Golden Edition, 2003 - 2010, Acrylic and Metal on Photograph, #1, 30x 55 cm / #2+3, 60 x 120 cm
Some decade ago I started to cover the bodies and faces of females in fashion magazines, erotic posters, or ads with some black paint. I "dressed" them in a tchador, so to say. This was an ironic gesture in two directions: on the one hand towards a particular censorship practice inside Iran after the revolution that included the covering of female bodies and faces in the books and magazines of public libraries.... One the other hand it repeated the fear of the West to be "Islamized" and its conscious or subconscious practice to marginalize Muslim women in Tchador or head shawl by seeing them as victims of their circumstances.

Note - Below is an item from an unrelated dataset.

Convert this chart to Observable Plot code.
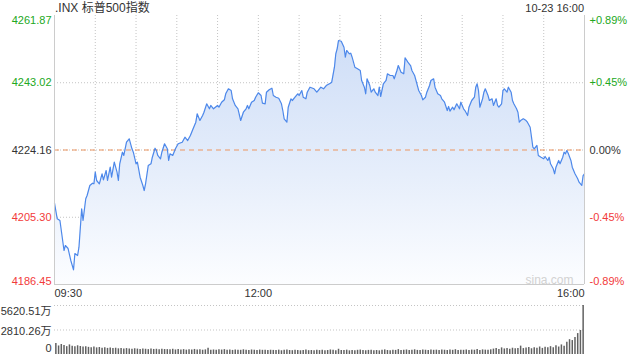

For the past years, the Tchador as well as the burka or the head shawl as such became the symbol of an ongoing public dispute between the defenders and offenders of this particular "dress code" within the European societies, as well as within the societies of the Middle East that sometimes regard it as a possibility to express aspects of an Anti Western identity based on some blown up words from the Qur'an. The piece of fabric was over and over filled with meanings and opinions that in my perception as a result, its meaning as such moved towards zero. This is the reason for my Golden edition. Its gold does not refer to the precious metal but to the glitter of total emptiness, to the pure surface.